Despite being up more than 110% year to date, Citi lowered its overall rating for Roku to sell from neutral and changed its target price to $50 from $53.
Citi said changes in the streaming TV landscape could create greater competition in the space for Roku. For example, Apple‘s new Apple TV+ service will be available on Roku, but it won’t serve ads, limiting Roku’s revenue opportunity. Apple TV+ will also be available on devices that compete with Roku, like connected TVs from LG and Samsung.
With large numbers of pay TV providers and smart TVs directly integrating apps into their platforms, “consumers may find fewer reasons to purchase OTT devices or use services like Roku,” Citi said in a note, referring to streaming devices like Roku’s set-top boxes.
Recent momentum for Google‘s Android TV operating system also threatens Roku, Citi analysts said. The number of Android TV operator partners has increased from eight in 2016 to 140 today.
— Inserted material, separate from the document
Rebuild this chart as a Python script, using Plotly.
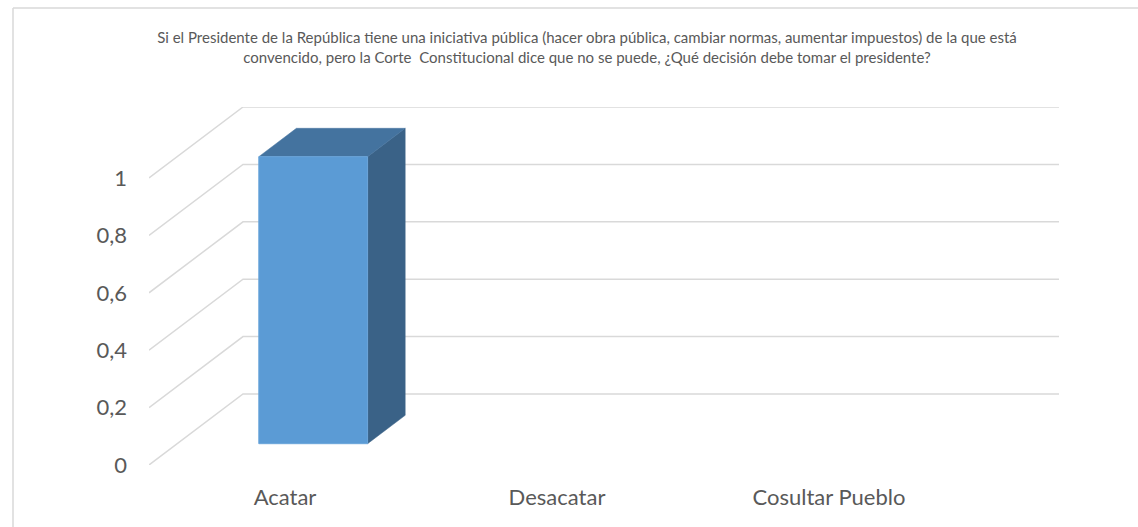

Citi’s sentiment echoed that of Guggenheim when last week it downgraded Roku to neutral from buy and lowered its target from to $72 from $77 based on news that Amazon is planning to increase advertising on its streaming TV products to help grow its Fire TV platform. According to a report from Cheddar, Amazon is asking for cable-network sized dollar amounts for its ad space.
Citi also mentioned employees at Roku have been selling their stock. Citi sees the recent insider selling as a “less compelling” reason for the downgrade.